Je vivrai comme je pourrai. Vous n'aurez rien à rembourser par cette économie, et s'il faut en user de même pour le mois de mars, je me priverai encore du nécessaire. Peut-être que dans cet intervalle nous pourrons fléchir nos illustres et injustes débiteurs le duc de Bouillon et le maréchal de Richelieu.

M. d'Ailli m'a fait signer avec m. le duc de Bouillon un acte qui doit être entre vos mains, par lequel je devais être payé sur son gouvernement d'Auvergne. Je croyais la chose en règle. Ma créance était originairement homologuée à la chambre des comptes, et ne devait pas péricliter; mais il me paraît que m. le duc de Bouillon ne peut trouver mauvais que je me joigne aux autres créanciers qui ont fait valoir leurs droits judiciairement. Je vous supplie, monsieur, d'en charger le fondé de procuration que vous employez dans ces affaires.

Je vois que le peu qui me reste à Paris ne pourra suffire cette année 1777 à m'acquitter de ce que je dois à Ferney pour les maisons que j'ai fait bâtir. Il faudra donc que mes neveux attendent comme moi le débrouillement de mes affaires, et qu'ils ne soient payés qu'à la fin de 1778, de la petite pension qu'ils ont bien voulu accepter. Ils recevront alors deux années; et si je meurs dans l'intervalle, ils trouveront dans ma succession de quoi se dédommager.

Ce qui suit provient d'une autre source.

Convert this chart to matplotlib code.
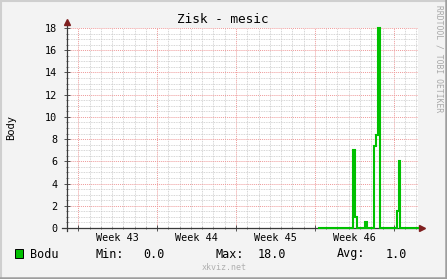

A l'égard de m. Marchand, s'il ne paye pas les deux mille francs par mois qu'il a promis sur sa parole d'honneur, il faudra saisir aux ferms générales sans difficulté, et ne donner son désistement que quand il aura payé tout ce qu'il doit.

Je crois avoir répondu, monsieur, à tous les articles de votre lettre; mais je ne vous ai pas assez remercié du bon office que vous me rendez en me faisant connaître mes affaires. Je ne puis y remédier qu'en pressant mes débiteurs; et j'espère que m. de Richelieu pardonnera à mon fondé de procuration d'avoir agi par les voies judiciaires qui sont devenus indispensables.

Je vous réitère mes sensibles remerciements &a.